## WRITTEN PROBLEM:
Retype, please, the listing from its opening line through the line that contains "type Pt = [number, number];", both included, without the pictures.

++++ EXTRACTED DATA

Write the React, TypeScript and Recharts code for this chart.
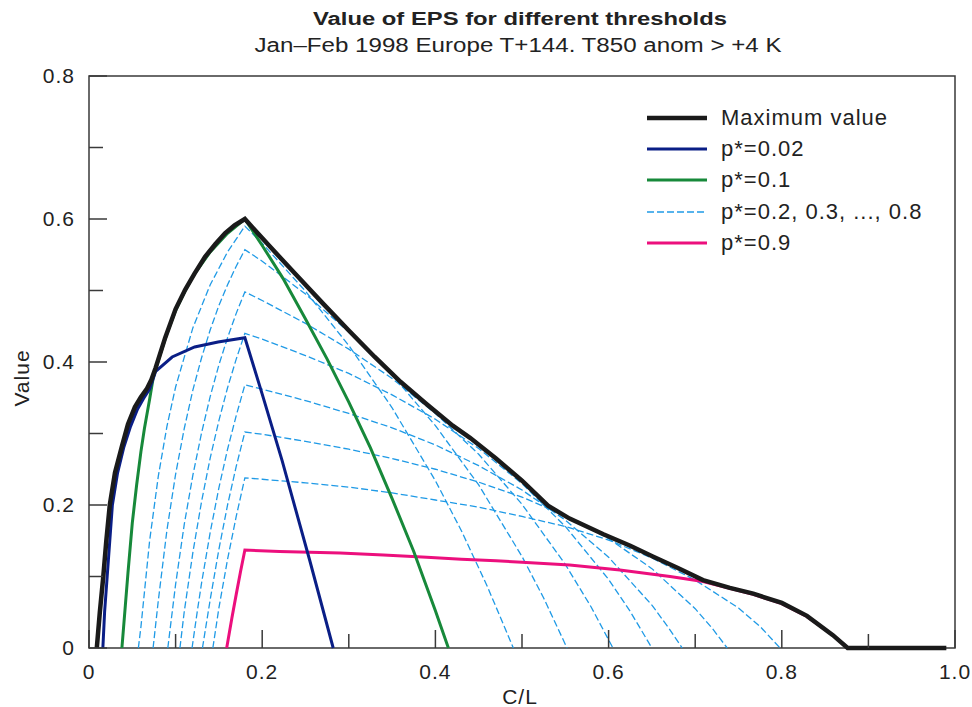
import { Legend, Line, LineChart, ReferenceArea, XAxis, YAxis } from "recharts";

type Pt = [number, number];

// [C/L, value]
const MAX_VALUE: Pt[] = [
  [0.009, 0], [0.0125, 0.05], [0.0165, 0.1], [0.02, 0.15], [0.024, 0.2], [0.03, 0.245],
  [0.038, 0.282], [0.045, 0.313], [0.053, 0.337], [0.06, 0.351], [0.067, 0.363], [0.072, 0.375],
  [0.077, 0.392], [0.088, 0.434], [0.1, 0.474], [0.111, 0.501], [0.122, 0.524], [0.134, 0.547],
  [0.146, 0.565], [0.157, 0.58], [0.168, 0.591], [0.18, 0.6], [0.21, 0.56], [0.24, 0.521],
  [0.27, 0.482], [0.3, 0.444], [0.33, 0.407], [0.36, 0.372], [0.39, 0.341], [0.42, 0.311],
  [0.44, 0.294], [0.47, 0.265], [0.5, 0.234], [0.53, 0.199], [0.555, 0.181], [0.594, 0.159],
  [0.625, 0.143], [0.651, 0.128], [0.68, 0.112], [0.709, 0.095], [0.74, 0.084], [0.767, 0.076],
  [0.8, 0.063], [0.829, 0.045], [0.859, 0.018], [0.876, 0], [0.99, 0],
];

const P_002: Pt[] = [
  [0.016, 0], [0.018, 0.05], [0.021, 0.1], [0.024, 0.15], [0.027, 0.2], [0.033, 0.245],
  [0.04, 0.28], [0.048, 0.31], [0.056, 0.334], [0.063, 0.349], [0.07, 0.362], [0.077, 0.387],
  [0.096, 0.407], [0.122, 0.421], [0.149, 0.428], [0.18, 0.434], [0.2, 0.355], [0.223, 0.262],
  [0.255, 0.122], [0.282, 0],
];

const P_01: Pt[] = [
  [0.038, 0], [0.042, 0.06], [0.045, 0.105], [0.05, 0.175], [0.055, 0.228], [0.06, 0.275],
  [0.064, 0.307], [0.07, 0.348], [0.074, 0.377], [0.08, 0.402], [0.09, 0.44], [0.1, 0.472],
  [0.11, 0.497], [0.12, 0.52], [0.14, 0.554], [0.16, 0.58], [0.18, 0.6], [0.2, 0.563],
  [0.224, 0.517], [0.25, 0.46], [0.275, 0.404], [0.3, 0.344], [0.325, 0.28], [0.35, 0.209],
  [0.375, 0.135], [0.4, 0.052], [0.415, 0],
];

const P_02: Pt[] = [
  [0.057, 0], [0.06, 0.03], [0.065, 0.09], [0.07, 0.15], [0.08, 0.24], [0.09, 0.31], [0.1, 0.365],
  [0.12, 0.448], [0.14, 0.508], [0.16, 0.554], [0.18, 0.59], [0.2, 0.566], [0.25, 0.499],
  [0.3, 0.423], [0.35, 0.336], [0.4, 0.234], [0.43, 0.164], [0.46, 0.086], [0.49, 0],
];
const P_03: Pt[] = [
  [0.074, 0], [0.08, 0.066], [0.09, 0.165], [0.1, 0.243], [0.11, 0.307], [0.12, 0.361],
  [0.13, 0.406], [0.14, 0.445], [0.15, 0.479], [0.16, 0.508], [0.17, 0.534], [0.18, 0.557],
  [0.2, 0.541], [0.25, 0.495], [0.3, 0.442], [0.35, 0.382], [0.4, 0.311], [0.45, 0.228],
  [0.5, 0.128], [0.525, 0.07], [0.552, 0],
];
const P_04: Pt[] = [
  [0.091, 0], [0.1, 0.089], [0.11, 0.173], [0.12, 0.242], [0.13, 0.301], [0.14, 0.352],
  [0.15, 0.396], [0.16, 0.434], [0.17, 0.468], [0.18, 0.498], [0.2, 0.486], [0.25, 0.454],
  [0.3, 0.418], [0.35, 0.377], [0.4, 0.328], [0.45, 0.271], [0.5, 0.201], [0.55, 0.117],
  [0.58, 0.057], [0.605, 0],
];
const P_05: Pt[] = [
  [0.105, 0], [0.11, 0.051], [0.12, 0.134], [0.13, 0.205], [0.14, 0.266], [0.15, 0.318],
  [0.16, 0.364], [0.17, 0.404], [0.18, 0.44], [0.2, 0.432], [0.25, 0.409], [0.3, 0.384],
  [0.35, 0.354], [0.4, 0.32], [0.45, 0.279], [0.5, 0.23], [0.55, 0.17], [0.6, 0.096],
  [0.625, 0.051], [0.65, 0],
];
const P_06: Pt[] = [
  [0.119, 0], [0.125, 0.051], [0.13, 0.091], [0.14, 0.162], [0.15, 0.224], [0.16, 0.278],
  [0.17, 0.325], [0.18, 0.368], [0.2, 0.362], [0.25, 0.346], [0.3, 0.328], [0.35, 0.308],
  [0.4, 0.284], [0.45, 0.255], [0.5, 0.221], [0.55, 0.179], [0.6, 0.127], [0.65, 0.06],
  [0.67, 0.027], [0.685, 0],
];
const P_07: Pt[] = [
  [0.131, 0], [0.14, 0.068], [0.15, 0.138], [0.16, 0.2], [0.17, 0.254], [0.18, 0.302],
  [0.2, 0.299], [0.25, 0.289], [0.3, 0.278], [0.35, 0.265], [0.4, 0.25], [0.45, 0.232],
  [0.5, 0.211], [0.55, 0.185], [0.6, 0.153], [0.65, 0.111], [0.7, 0.055], [0.72, 0.027],
  [0.737, 0],
];
const P_08: Pt[] = [
  [0.143, 0], [0.15, 0.056], [0.16, 0.124], [0.17, 0.184], [0.18, 0.238], [0.2, 0.236],
  [0.25, 0.231], [0.3, 0.225], [0.35, 0.217], [0.4, 0.207], [0.45, 0.197], [0.5, 0.184],
  [0.55, 0.17], [0.6, 0.151], [0.65, 0.126], [0.7, 0.095], [0.75, 0.056], [0.775, 0.03],
  [0.798, 0],
];

const P_09: Pt[] = [
  [0.159, 0], [0.165, 0.042], [0.17, 0.075], [0.175, 0.107], [0.18, 0.137], [0.22, 0.135],
  [0.29, 0.133], [0.34, 0.13], [0.39, 0.127], [0.43, 0.124], [0.47, 0.122], [0.5, 0.12],
  [0.555, 0.116], [0.613, 0.109], [0.671, 0.1], [0.709, 0.093], [0.767, 0.075], [0.8, 0.062],
  [0.829, 0.044], [0.859, 0.018], [0.876, 0],
];

const DASHED = [P_02, P_03, P_04, P_05, P_06, P_07, P_08];

const X_TICKS = [0, 0.1, 0.2, 0.3, 0.4, 0.5, 0.6, 0.7, 0.8, 0.9, 1];
const X_TICK_LABELS = ["0", "", "0.2", "", "0.4", "", "0.6", "", "0.8", "", "1.0"];
const Y_TICKS = [0, 0.1, 0.2, 0.3, 0.4, 0.5, 0.6, 0.7, 0.8];
const Y_TICK_LABELS = ["0", "", "0.2", "", "0.4", "", "0.6", "", "0.8"];

const LEGEND_ITEMS = [
  { label: "Maximum value", color: "#1a1a1a", width: 4.5, dash: undefined },
  { label: "p*=0.02", color: "#0a1e86", width: 3, dash: undefined },
  { label: "p*=0.1", color: "#17893a", width: 3, dash: undefined },
  { label: "p*=0.2, 0.3, ..., 0.8", color: "#1f9ae6", width: 1.3, dash: "7 3" },
  { label: "p*=0.9", color: "#ec0f7d", width: 3, dash: undefined },
];

const FONT = "'Liberation Sans', Arial, Helvetica, sans-serif";
const AXIS = "#3a3a3a";

const toPts = (pts: Pt[]) => pts.map(([x, y]) => ({ x, y }));

const XTick = (props: any) => {
  const { x, y, index } = props;
  const label = X_TICK_LABELS[index];
  const len = label ? 18 : 14;
  return (
    <g>
      <line x1={x} x2={x} y1={y} y2={y - len} stroke={AXIS} strokeWidth={1.5} />
      {label && (
        <text x={x} y={y + 31} textAnchor="middle" fontSize={21} letterSpacing={1} fontFamily={FONT} fill="#222">
          {label}
        </text>
      )}
    </g>
  );
};

const YTick = (props: any) => {
  const { x, y, index } = props;
  const label = Y_TICK_LABELS[index];
  const len = label ? 18 : 14;
  return (
    <g>
      <line x1={x} x2={x + len} y1={y} y2={y} stroke={AXIS} strokeWidth={1.5} />
      {label && (
        <text x={x - 14} y={y + 7} textAnchor="end" fontSize={21} letterSpacing={1} fontFamily={FONT} fill="#222">
          {label}
        </text>
      )}
    </g>
  );
};

const renderLegend = () => (
  <div style={{ fontFamily: FONT, fontSize: 22, letterSpacing: 1, color: "#222" }}>
    {LEGEND_ITEMS.map((item) => (
      <div key={item.label} style={{ display: "flex", alignItems: "center", height: 31.3 }}>
        <svg width={64} height={10}>
          <line x1={2} x2={62} y1={5} y2={5} stroke={item.color} strokeWidth={item.width} strokeDasharray={item.dash} />
        </svg>
        <span style={{ marginLeft: 12, whiteSpace: "nowrap" }}>{item.label}</span>
      </div>
    ))}
  </div>
);

export default function App() {
  return (
    <div style={{ position: "absolute", left: 0, top: 0, width: 972, height: 707, background: "#fff" }}>
      <LineChart width={972} height={707} margin={{ top: 76, right: 17, bottom: 19, left: 29 }}>
        <XAxis
          dataKey="x"
          type="number"
          domain={[0, 1]}
          ticks={X_TICKS}
          interval={0}
          tick={XTick}
          tickLine={false}
          axisLine={false}
          tickSize={0}
          tickMargin={0}
          height={40}
        />
        <YAxis
          type="number"
          domain={[0, 0.8]}
          ticks={Y_TICKS}
          interval={0}
          tick={YTick}
          tickLine={false}
          axisLine={false}
          tickSize={0}
          tickMargin={0}
          width={60}
        />
        <ReferenceArea x1={0} x2={1} y1={0} y2={0.8} fill="none" stroke={AXIS} strokeWidth={1.5} />
        {DASHED.map((pts, i) => (
          <Line
            key={`dash${i}`}
            data={toPts(pts)}
            dataKey="y"
            type="linear"
            stroke="#1f9ae6"
            strokeWidth={1.3}
            strokeDasharray="7 3"
            dot={false}
            activeDot={false}
            isAnimationActive={false}
          />
        ))}
        <Line data={toPts(P_09)} dataKey="y" type="linear" stroke="#ec0f7d" strokeWidth={3} dot={false} activeDot={false} isAnimationActive={false} />
        <Line data={toPts(P_01)} dataKey="y" type="linear" stroke="#17893a" strokeWidth={3} dot={false} activeDot={false} isAnimationActive={false} />
        <Line data={toPts(P_002)} dataKey="y" type="linear" stroke="#0a1e86" strokeWidth={3} dot={false} activeDot={false} isAnimationActive={false} />
        <Line data={toPts(MAX_VALUE)} dataKey="y" type="linear" stroke="#1a1a1a" strokeWidth={4.5} dot={false} activeDot={false} isAnimationActive={false} />
        <Legend
          layout="horizontal"
          align="center"
          verticalAlign="middle"
          content={renderLegend}
          wrapperStyle={{ left: 645, top: 102, width: 320 }}
        />
      </LineChart>
      <svg
        width={972}
        height={707}
        style={{ position: "absolute", left: 0, top: 0, pointerEvents: "none" }}
        fontFamily={FONT}
        fill="#222"
      >
        <text x={520} y={25} textAnchor="middle" fontSize={18} fontWeight="bold" textLength={414} lengthAdjust="spacingAndGlyphs">
          Value of EPS for different thresholds
        </text>
        <text x={518} y={52} textAnchor="middle" fontSize={20} textLength={527} lengthAdjust="spacingAndGlyphs">
          Jan–Feb 1998 Europe T+144. T850 anom &gt; +4 K
        </text>
        <text x={520} y={704} textAnchor="middle" fontSize={21} letterSpacing={1}>
          C/L
        </text>
        <text x={29} y={378} textAnchor="middle" fontSize={21} letterSpacing={1} transform="rotate(-90 29 378)">
          Value
        </text>
      </svg>
    </div>
  );
}
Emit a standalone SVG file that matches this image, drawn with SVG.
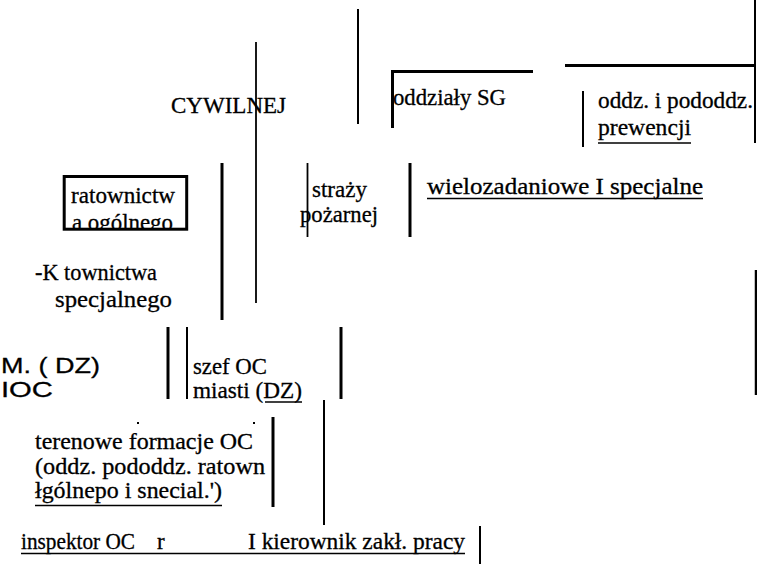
<svg xmlns="http://www.w3.org/2000/svg" width="757" height="564" viewBox="0 0 757 564">
<style>
.t{font-family:'Liberation Serif','Times New Roman',serif;font-size:23px;fill:#000;stroke:#000;stroke-width:0.3}
.s{font-family:'Liberation Sans',Arial,sans-serif;font-size:22.5px;fill:#000;stroke:#000;stroke-width:0.3}
.ln{stroke:#000;fill:none}
.u{stroke:#000;stroke-width:1.5}
</style>
<defs>
<clipPath id="boxclip"><rect x="65" y="178" width="122" height="50"/></clipPath>
</defs>
<rect width="757" height="564" fill="#fff"/>
<g id="connectors">
<line class="ln" stroke-width="2" x1="358" y1="9" x2="358" y2="124"/>
<line class="ln" stroke-width="1.8" x1="256" y1="42" x2="256" y2="303"/>
<line class="ln" stroke-width="3" x1="222" y1="163" x2="222" y2="320"/>
<line class="ln" stroke-width="1.8" x1="307.5" y1="163" x2="307.5" y2="237"/>
<line class="ln" stroke-width="2" x1="755" y1="0" x2="755" y2="143"/>
<line class="ln" stroke-width="3" x1="565" y1="65.5" x2="756" y2="65.5"/>
<polyline class="ln" stroke-width="3" points="392.5,128 392.5,71.5 533,71.5"/>
<line class="ln" stroke-width="2" x1="583" y1="91" x2="583" y2="147"/>
<line class="ln" stroke-width="3" x1="410" y1="163" x2="410" y2="237"/>
<line class="ln" stroke-width="3" x1="168" y1="327" x2="168" y2="399"/>
<line class="ln" stroke-width="2" x1="187" y1="327" x2="187" y2="399"/>
<line class="ln" stroke-width="3" x1="341" y1="327" x2="341" y2="399"/>
<line class="ln" stroke-width="2" x1="324" y1="400" x2="324" y2="525"/>
<line class="ln" stroke-width="3" x1="273" y1="417" x2="273" y2="507"/>
<line class="ln" stroke-width="2" x1="480" y1="526" x2="480" y2="564"/>
<line class="ln" stroke-width="2.5" x1="756" y1="270" x2="756" y2="395"/>
<rect x="137" y="422" width="2" height="2" fill="#000"/>
<rect x="253" y="422" width="2" height="2" fill="#000"/>
</g>
<g id="n-cywilnej"><text class="t" x="171" y="113" textLength="115" lengthAdjust="spacingAndGlyphs">CYWILNEJ</text></g>
<g id="n-oddzialy-sg"><text class="t" x="393" y="105" textLength="113" lengthAdjust="spacingAndGlyphs">oddziały SG</text></g>
<g id="n-prewencji">
<text class="t" x="598" y="108" textLength="155" lengthAdjust="spacingAndGlyphs">oddz. i pododdz.</text>
<text class="t" x="598" y="135" textLength="93" lengthAdjust="spacingAndGlyphs">prewencji</text>
<line class="u" x1="598" y1="143" x2="691" y2="143"/>
</g>
<g id="n-ratownictwa">
<g clip-path="url(#boxclip)">
<text class="t" x="71" y="203" textLength="104" lengthAdjust="spacingAndGlyphs">ratownictw</text>
<text class="t" x="72" y="229.5" textLength="101" lengthAdjust="spacingAndGlyphs">a ogólnego</text>
</g>
<rect x="64.2" y="176.5" width="122.5" height="52.7" fill="none" stroke="#000" stroke-width="3"/>
</g>
<g id="n-strazy">
<text class="t" x="312" y="197" textLength="55" lengthAdjust="spacingAndGlyphs">straży</text>
<text class="t" x="300" y="222" textLength="78" lengthAdjust="spacingAndGlyphs">pożarnej</text>
</g>
<g id="n-wielozadaniowe">
<text class="t" x="427" y="194" textLength="276" lengthAdjust="spacingAndGlyphs">wielozadaniowe I specjalne</text>
<line class="u" x1="427" y1="198.5" x2="703" y2="198.5"/>
</g>
<g id="n-specjalnego">
<text class="t" x="35" y="280" textLength="122" lengthAdjust="spacingAndGlyphs">-K townictwa</text>
<text class="t" x="55" y="307" textLength="117" lengthAdjust="spacingAndGlyphs">specjalnego</text>
</g>
<g id="n-m-ioc">
<text class="s" x="1" y="373" textLength="99" lengthAdjust="spacingAndGlyphs">M. ( DZ)</text>
<text class="s" x="1" y="397" textLength="52" lengthAdjust="spacingAndGlyphs">IOC</text>
</g>
<g id="n-szef-oc">
<text class="t" x="193" y="374" textLength="74" lengthAdjust="spacingAndGlyphs">szef OC</text>
<text class="t" x="193" y="397.5" textLength="109" lengthAdjust="spacingAndGlyphs">miasti (DZ)</text>
<line class="u" x1="265" y1="402" x2="302" y2="402"/>
</g>
<g id="n-terenowe">
<text class="t" x="35" y="449" textLength="218" lengthAdjust="spacingAndGlyphs">terenowe formacje OC</text>
<text class="t" x="35" y="474" textLength="230" lengthAdjust="spacingAndGlyphs">(oddz. pododdz. ratown</text>
<text class="t" x="35" y="497.5" textLength="187" lengthAdjust="spacingAndGlyphs">łgólnepo i snecial.')</text>
<line class="u" x1="35" y1="505.5" x2="222" y2="505.5"/>
</g>
<g id="n-inspektor">
<text class="t" y="548.5"><tspan x="21" textLength="114" lengthAdjust="spacingAndGlyphs">inspektor OC</tspan><tspan x="157">r</tspan><tspan x="248" textLength="217" lengthAdjust="spacingAndGlyphs">I kierownik zakł. pracy</tspan></text>
<line class="u" x1="21" y1="553.5" x2="465" y2="553.5"/>
</g>
</svg>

++++++++

## TASK ANSWER:
Write the React, TypeScript and Recharts code for this chart.
import { Legend, Line, LineChart, ReferenceArea, XAxis, YAxis } from "recharts";

type Pt = [number, number];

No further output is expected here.